* Your goal
Take the lines from the beginning of the material through the line containing "Chart.register(...registerables);" and retype them exactly, leaving the pictures out.

* Data extract
┄┄┄┄┄┄┄┄┄┄

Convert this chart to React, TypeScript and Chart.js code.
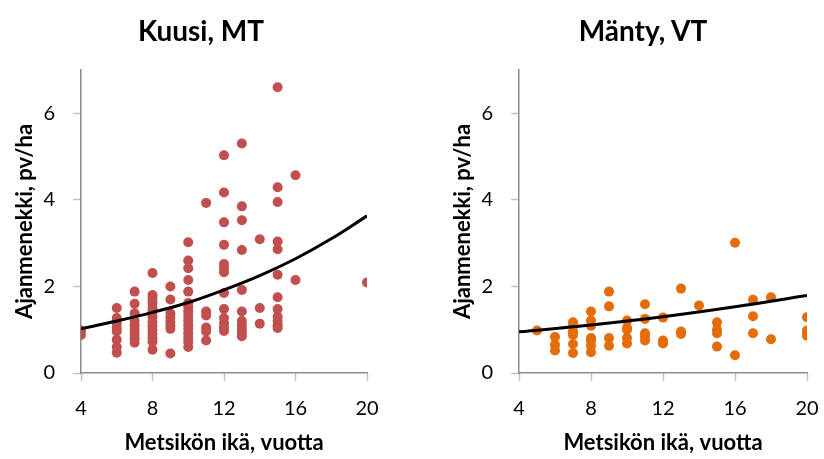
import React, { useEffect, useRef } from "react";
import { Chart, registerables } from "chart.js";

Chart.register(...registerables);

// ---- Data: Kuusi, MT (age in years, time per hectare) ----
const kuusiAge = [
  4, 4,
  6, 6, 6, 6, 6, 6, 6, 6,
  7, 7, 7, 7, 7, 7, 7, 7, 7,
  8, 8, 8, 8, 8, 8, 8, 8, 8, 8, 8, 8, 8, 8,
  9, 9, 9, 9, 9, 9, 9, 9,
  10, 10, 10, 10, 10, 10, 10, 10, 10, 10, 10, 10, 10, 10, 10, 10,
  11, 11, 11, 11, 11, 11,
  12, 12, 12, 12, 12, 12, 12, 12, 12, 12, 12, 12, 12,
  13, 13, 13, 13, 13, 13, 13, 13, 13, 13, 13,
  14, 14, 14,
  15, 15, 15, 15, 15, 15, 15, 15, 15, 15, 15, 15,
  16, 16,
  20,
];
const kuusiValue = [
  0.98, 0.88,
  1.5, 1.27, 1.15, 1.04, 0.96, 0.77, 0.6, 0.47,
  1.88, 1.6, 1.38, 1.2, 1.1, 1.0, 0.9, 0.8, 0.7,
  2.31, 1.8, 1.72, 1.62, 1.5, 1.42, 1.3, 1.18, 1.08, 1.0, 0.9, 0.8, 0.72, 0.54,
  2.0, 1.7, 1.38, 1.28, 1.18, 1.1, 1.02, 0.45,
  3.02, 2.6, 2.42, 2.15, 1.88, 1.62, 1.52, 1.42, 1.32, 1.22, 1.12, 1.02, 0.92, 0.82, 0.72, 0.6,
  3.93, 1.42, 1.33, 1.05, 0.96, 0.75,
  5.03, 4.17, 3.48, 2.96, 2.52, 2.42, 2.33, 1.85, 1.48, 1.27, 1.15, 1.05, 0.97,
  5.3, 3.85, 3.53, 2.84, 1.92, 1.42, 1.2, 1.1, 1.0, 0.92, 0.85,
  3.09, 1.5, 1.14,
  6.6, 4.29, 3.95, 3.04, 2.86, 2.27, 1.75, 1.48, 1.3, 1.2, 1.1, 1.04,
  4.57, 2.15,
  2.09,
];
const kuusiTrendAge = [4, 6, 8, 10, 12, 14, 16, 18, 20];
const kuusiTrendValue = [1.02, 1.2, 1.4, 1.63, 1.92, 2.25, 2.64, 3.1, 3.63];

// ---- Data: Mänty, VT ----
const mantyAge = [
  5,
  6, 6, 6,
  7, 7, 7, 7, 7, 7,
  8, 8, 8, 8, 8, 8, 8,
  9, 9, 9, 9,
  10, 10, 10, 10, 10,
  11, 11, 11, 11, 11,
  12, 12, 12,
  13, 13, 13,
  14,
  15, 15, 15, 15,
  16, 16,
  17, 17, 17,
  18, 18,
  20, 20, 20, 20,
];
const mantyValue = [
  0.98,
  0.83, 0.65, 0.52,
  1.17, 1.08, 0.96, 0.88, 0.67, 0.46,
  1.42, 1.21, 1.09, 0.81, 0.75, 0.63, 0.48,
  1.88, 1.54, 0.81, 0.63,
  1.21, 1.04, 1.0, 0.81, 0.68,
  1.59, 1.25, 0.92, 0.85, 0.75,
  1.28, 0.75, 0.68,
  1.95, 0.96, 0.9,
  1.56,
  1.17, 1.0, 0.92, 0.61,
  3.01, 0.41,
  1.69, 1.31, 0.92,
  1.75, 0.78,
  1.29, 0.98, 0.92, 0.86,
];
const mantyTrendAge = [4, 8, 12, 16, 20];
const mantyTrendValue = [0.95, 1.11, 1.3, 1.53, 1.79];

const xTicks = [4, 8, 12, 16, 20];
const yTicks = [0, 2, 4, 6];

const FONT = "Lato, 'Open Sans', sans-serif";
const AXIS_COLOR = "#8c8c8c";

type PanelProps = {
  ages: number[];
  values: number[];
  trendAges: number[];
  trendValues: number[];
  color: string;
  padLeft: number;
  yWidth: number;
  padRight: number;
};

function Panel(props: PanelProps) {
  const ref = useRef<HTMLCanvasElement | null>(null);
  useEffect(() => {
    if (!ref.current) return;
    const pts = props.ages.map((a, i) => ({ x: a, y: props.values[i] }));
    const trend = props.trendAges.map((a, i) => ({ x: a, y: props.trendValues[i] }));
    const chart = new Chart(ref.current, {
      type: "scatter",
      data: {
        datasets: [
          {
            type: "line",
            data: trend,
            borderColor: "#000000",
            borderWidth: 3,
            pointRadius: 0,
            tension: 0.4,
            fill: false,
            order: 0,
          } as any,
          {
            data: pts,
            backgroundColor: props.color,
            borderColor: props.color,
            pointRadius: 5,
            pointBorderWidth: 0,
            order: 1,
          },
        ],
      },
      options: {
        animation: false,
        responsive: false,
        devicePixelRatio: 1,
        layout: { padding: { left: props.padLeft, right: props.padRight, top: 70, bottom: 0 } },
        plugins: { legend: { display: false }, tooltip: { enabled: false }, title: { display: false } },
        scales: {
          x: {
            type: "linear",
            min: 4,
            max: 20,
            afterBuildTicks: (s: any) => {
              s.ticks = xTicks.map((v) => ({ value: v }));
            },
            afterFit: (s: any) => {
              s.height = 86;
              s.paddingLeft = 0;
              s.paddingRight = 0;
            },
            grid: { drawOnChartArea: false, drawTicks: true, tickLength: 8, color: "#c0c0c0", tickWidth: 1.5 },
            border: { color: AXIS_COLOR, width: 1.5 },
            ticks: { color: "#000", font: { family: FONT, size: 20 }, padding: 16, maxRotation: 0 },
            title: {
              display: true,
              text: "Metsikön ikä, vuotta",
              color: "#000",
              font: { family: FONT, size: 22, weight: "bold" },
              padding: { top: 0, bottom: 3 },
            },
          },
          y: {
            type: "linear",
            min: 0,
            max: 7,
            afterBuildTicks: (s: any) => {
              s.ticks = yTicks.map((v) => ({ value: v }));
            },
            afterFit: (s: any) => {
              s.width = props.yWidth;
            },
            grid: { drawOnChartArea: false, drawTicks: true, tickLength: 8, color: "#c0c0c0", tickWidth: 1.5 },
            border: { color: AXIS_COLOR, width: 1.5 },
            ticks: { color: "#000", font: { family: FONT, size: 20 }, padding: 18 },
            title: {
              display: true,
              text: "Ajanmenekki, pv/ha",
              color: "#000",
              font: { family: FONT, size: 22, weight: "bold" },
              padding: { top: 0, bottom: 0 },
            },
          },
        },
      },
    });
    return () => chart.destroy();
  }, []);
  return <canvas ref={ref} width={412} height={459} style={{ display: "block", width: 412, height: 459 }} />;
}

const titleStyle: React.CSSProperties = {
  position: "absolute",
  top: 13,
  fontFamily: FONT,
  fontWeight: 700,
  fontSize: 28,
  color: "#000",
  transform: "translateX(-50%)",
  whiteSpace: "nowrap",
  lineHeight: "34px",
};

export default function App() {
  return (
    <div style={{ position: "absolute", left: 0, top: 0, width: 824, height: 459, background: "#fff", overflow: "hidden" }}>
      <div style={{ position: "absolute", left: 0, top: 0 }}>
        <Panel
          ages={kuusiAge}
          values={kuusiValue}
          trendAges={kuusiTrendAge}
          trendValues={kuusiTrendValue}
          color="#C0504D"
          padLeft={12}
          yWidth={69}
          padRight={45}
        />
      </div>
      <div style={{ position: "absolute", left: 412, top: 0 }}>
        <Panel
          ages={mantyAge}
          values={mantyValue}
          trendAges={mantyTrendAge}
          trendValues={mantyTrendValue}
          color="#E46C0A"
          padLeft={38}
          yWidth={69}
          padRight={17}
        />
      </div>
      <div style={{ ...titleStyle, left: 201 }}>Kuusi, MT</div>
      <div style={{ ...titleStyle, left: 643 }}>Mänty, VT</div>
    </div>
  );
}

┄┄┄┄┄┄┄┄┄┄

* Final result
Convert this chart to React, TypeScript and Chart.js code.
import React, { useEffect, useRef } from "react";
import { Chart, registerables } from "chart.js";

Chart.register(...registerables);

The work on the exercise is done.